You are right, if I create hard-link with : ln test.txt test1.txt and change the ownership then test or test1 can not be edited anymore and the ownership stays.
Thanks!

scasey 12-28-2017 01:17 PM

Quote:

Originally Posted by rknichols (Post 5798888)
When you edit a file with vim (or most other editors) it creates a new file, then once that new file has been written successfully renames it to the old name. It does that for safety, to avoid losing everything if something goes wrong when writing the updated file. That newly created file will of course be owned by your UID.

One way to avoid that behavior is to create a second hard link to that file. In order to avoid breaking the hard link, the editor is forced to throw caution to the winds and write directly to the original file. You of course have to retain write premission to that chown-ed file in order to be able to do that. In your example, you do not have that write permission.

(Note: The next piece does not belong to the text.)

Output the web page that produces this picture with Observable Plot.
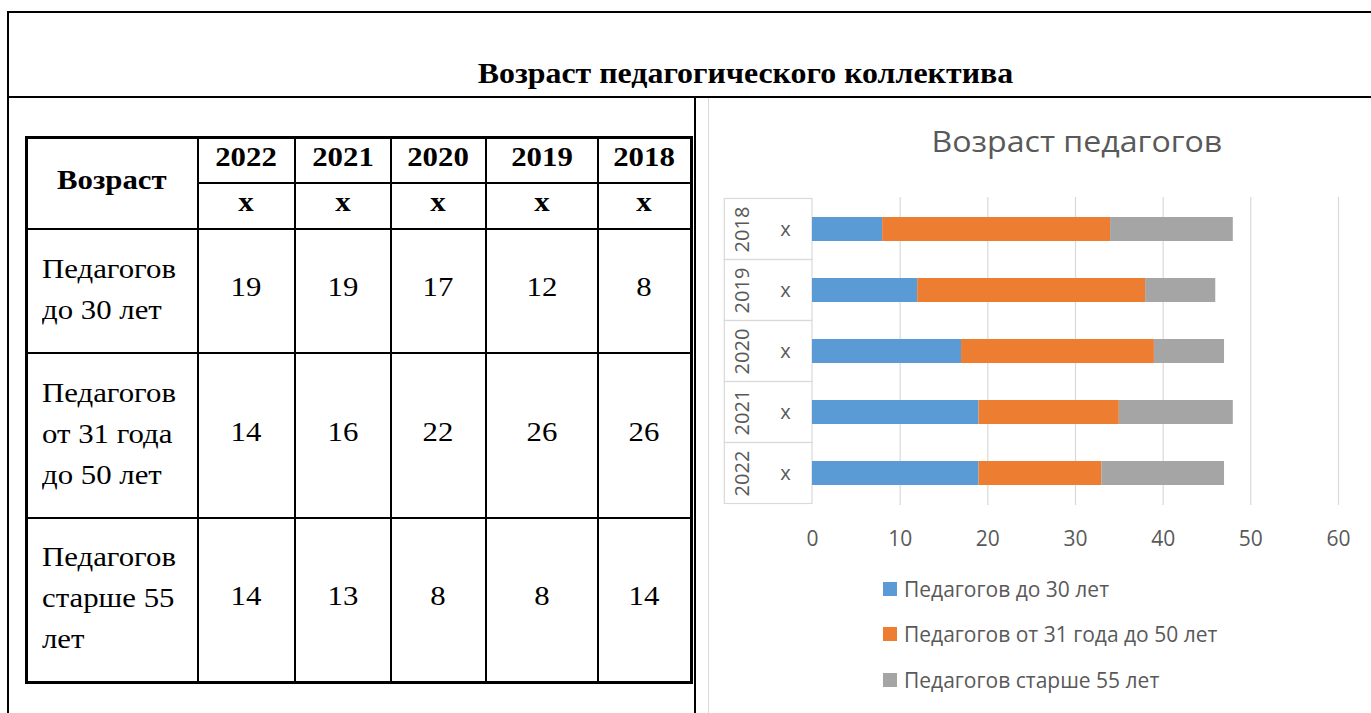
<!DOCTYPE html>
<html><head><meta charset="utf-8">
<script src="https://cdn.jsdelivr.net/npm/d3@7"></script>
<script src="https://cdn.jsdelivr.net/npm/@observablehq/plot@0.6"></script>
<style>
html,body{margin:0;padding:0;background:#fff;}
body{width:1371px;height:713px;position:relative;overflow:hidden;font-family:"Liberation Serif","Times New Roman",serif;color:#000;}
.line{position:absolute;background:#000;}
#pageTitle{position:absolute;left:345px;width:800px;top:59px;text-align:center;font-weight:bold;font-size:29px;line-height:29px;}
#pageTitle span{display:inline-block;transform:scaleX(1.1);}
table.t{position:absolute;left:25px;top:136px;border-collapse:collapse;table-layout:fixed;}
table.t td{border:2px solid #000;padding:0;text-align:center;vertical-align:middle;font-size:28px;line-height:41px;}
table.t td span{display:inline-block;transform:scaleX(1.1);position:relative;top:-4px;}
table.t td.lab{text-align:left;padding-left:14px;}
table.t td.lab span{transform-origin:left center;top:-2px;}
table.t td.b{font-weight:bold;}
#chartTitle{position:absolute;left:877px;width:400px;top:121px;text-align:center;font-family:"Open Sans",sans-serif;font-size:30px;line-height:40px;color:#595959;}
#chartTitle span{display:inline-block;transform:scaleX(1.07);}
#chart{position:absolute;left:700px;top:180px;}
#legend{position:absolute;left:883px;top:566px;font-family:"Open Sans",sans-serif;font-size:21px;color:#595959;}
#legend .it{height:45.5px;display:flex;align-items:center;}
#legend .sw{width:14px;height:14px;margin-right:7px;}
</style></head><body>
<div class="line" style="left:7px;top:11px;width:1364px;height:2px"></div>
<div class="line" style="left:7px;top:11px;width:2px;height:702px"></div>
<div class="line" style="left:7px;top:96px;width:1364px;height:2px"></div>
<div class="line" style="left:694px;top:97px;width:2px;height:616px"></div>
<div class="line" style="left:708px;top:98px;width:1px;height:615px;background:#d9d9d9"></div>
<div id="pageTitle"><span>Возраст педагогического коллектива</span></div>
<div id="chartTitle"><span>Возраст педагогов</span></div>
<div id="chart"></div>
<div id="legend"></div>
<script>
// ---- data ----
const years = ["2022", "2021", "2020", "2019", "2018"];
const unitLabels = ["x", "x", "x", "x", "x"];
const groups = ["Педагогов до 30 лет", "Педагогов от 31 года до 50 лет", "Педагогов старше 55 лет"];
const groupLines = [["Педагогов", "до 30 лет"], ["Педагогов", "от 31 года", "до 50 лет"], ["Педагогов", "старше 55", "лет"]];
const under30 = [19, 19, 17, 12, 8];
const from31to50 = [14, 16, 22, 26, 26];
const over55 = [14, 13, 8, 8, 14];
const colors = ["#5B9BD5", "#ED7D31", "#A5A5A5"];
const xTicks = [0, 10, 20, 30, 40, 50, 60];
const headLabel = "Возраст";

// ---- table ----
const series = [under30, from31to50, over55];
const colW = [171, 97, 96, 95, 112, 94];
const rowH = [45, 46, 124, 165, 165];
const tbl = document.createElement("table");
tbl.className = "t";
const cg = document.createElement("colgroup");
colW.forEach(w => { const c = document.createElement("col"); c.style.width = w + "px"; cg.appendChild(c); });
tbl.appendChild(cg);
function cell(tr, html, cls, extra) {
  const td = document.createElement("td");
  if (cls) td.className = cls;
  td.innerHTML = html;
  if (extra) Object.assign(td, extra);
  tr.appendChild(td);
  return td;
}
let tr = document.createElement("tr"); tr.style.height = rowH[0] + "px";
cell(tr, `<span>${headLabel}</span>`, "b", {rowSpan: 2});
years.forEach(y => cell(tr, `<span>${y}</span>`, "b"));
tbl.appendChild(tr);
tr = document.createElement("tr"); tr.style.height = rowH[1] + "px";
unitLabels.forEach(u => cell(tr, `<span>${u}</span>`, "b"));
tbl.appendChild(tr);
series.forEach((s, i) => {
  const r = document.createElement("tr"); r.style.height = rowH[i + 2] + "px";
  cell(r, groupLines[i].map(l => `<span>${l}</span>`).join("<br>"), "lab");
  s.forEach(v => cell(r, `<span>${v}</span>`));
  tbl.appendChild(r);
});
tbl.style.border = "3px solid #000";
document.body.appendChild(tbl);

// ---- chart ----
const chartYears = years.slice().reverse();
const data = [];
chartYears.forEach(yr => {
  const i = years.indexOf(yr);
  groups.forEach((g, j) => data.push({year: yr, group: g, value: series[j][i]}));
});
const chart = Plot.plot({
  width: 671, height: 370,
  marginLeft: 112, marginRight: 33, marginTop: 17, marginBottom: 45,
  style: {fontFamily: "Open Sans, sans-serif", fontSize: "21px", color: "#595959", background: "transparent", overflow: "visible"},
  x: {domain: [0, 60], axis: null},
  y: {domain: chartYears, paddingInner: 0.6, paddingOuter: 0.3, axis: null},
  color: {domain: groups, range: colors},
  marks: [
    Plot.ruleX(xTicks.filter(t => t > 0), {stroke: "#d9d9d9", strokeWidth: 1.2}),
    Plot.barX(chartYears, {y: d => d, x1: -10, x2: 0, fill: "none", stroke: "#d9d9d9", strokeWidth: 1.2, insetTop: -18.5, insetBottom: -18.5}),
    Plot.barX(data, Plot.stackX({x: "value", y: "year", fill: "group", order: groups})),
    Plot.axisX({ticks: xTicks, tickSize: 0, tickPadding: 26, fontSize: 21, label: null, tickFormat: d => String(d)}),
    Plot.text(chartYears, {y: d => d, text: d => d, frameAnchor: "left", textAnchor: "middle", dx: -70, rotate: -90, fill: "#595959", fontSize: 20}),
    Plot.text(chartYears, {y: d => d, text: d => unitLabels[years.indexOf(d)], frameAnchor: "left", textAnchor: "middle", dx: -27, fill: "#595959", fontSize: 20})
  ]
});
document.getElementById("chart").appendChild(chart);

// ---- legend ----
const leg = document.getElementById("legend");
groups.forEach((g, j) => {
  const it = document.createElement("div"); it.className = "it";
  it.innerHTML = `<div class="sw" style="background:${colors[j]}"></div><div>${g}</div>`;
  leg.appendChild(it);
});
</script>
</body></html>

Question: Why is the user denka able to overwrite a file it doesn't own and doesn't have write access to using vim? It seems to me that once the owner and group are changed to user:user, that user denka should be able to open the file in vim (as it's world-readable), but shouldn't be able to save changes to it.
When I duplicate the action on my server, I'm not allowed to save changes to the file.

rknichols 12-28-2017 05:50 PM

Quote:

Originally Posted by scasey (Post 5798911)
Question: Why is the user denka able to overwrite a file it doesn't own and doesn't have write access to using vim? It seems to me that once the owner and group are changed to user:user, that user denka should be able to open the file in vim (as it's world-readable), but shouldn't be able to save changes to it.
When I duplicate the action on my server, I'm not allowed to save changes to the file.

The ability to delete a file and replace it depends on the directory permissions, not the file permissions. Yes, the rm command will warn you if you try to delete a file for which you do not have write permission, but that is just a courtesy warning. All you have to do is respond with "y" to remove the file. Other programs might or might not follow that convention.

If a directory has the "sticky" bit set in its permissions, then you have to own the file (or be root) to delete it. That feature is generally used in publically writeable directories like /tmp.

denka 12-29-2017 07:24 AM

Quote:

Originally Posted by rknichols (Post 5799030)
The ability to delete a file and replace it depends on the directory permissions, not the file permissions. Yes, the rm command will warn you if you try to delete a file for which you do not have write permission, but that is just a courtesy warning. All you have to do is respond with "y" to remove the file. Other programs might or might not follow that convention.

If a directory has the "sticky" bit set in its permissions, then you have to own the file (or be root) to delete it. That feature is generally used in publically writeable directories like /tmp.

OK I've made the following test:
denka@tom:~/test$ ls -l
total 8
-rw-r--r-- 1 denka denka 6 Dec 29 13:49 test1.txt
-rw-r--r-- 1 denka denka 0 Dec 28 22:09 test2.txt
-rw-r--r-- 1 denka denka 0 Dec 28 22:09 test3.txt
-rw-r--r-- 1 denka denka 0 Dec 28 22:09 test4.txt
-rw-r--r-- 1 denka denka 14 Dec 29 13:50 test.txt
denka@tom:~/test$ vim test1.txt -> make some changes and save it
denka@tom:~/test$ rm test1.txt
rm: cannot remove 'test1.txt': Permission denied
denka@tom:~/test$ cd ..
denka@tom:~$ ls -ld test
drwxr-xr-x 2 user user 4096 Dec 28 22:12 test

As you said, even if denka is the file owner, denka can't remove the file, because user is the owner of the directory. But denka is able to edit it, so may be in some cases vim don't perform rm?

rknichols 12-29-2017 09:15 AM

Quote:

Originally Posted by denka (Post 5799239)
As you said, even if denka is the file owner, denka can't remove the file, because user is the owner of the directory. But denka is able to edit it, so may be in some cases vim don't perform rm?

Yes, vim is smart enough to overwrite the file directly if it can't create a new file in the directory.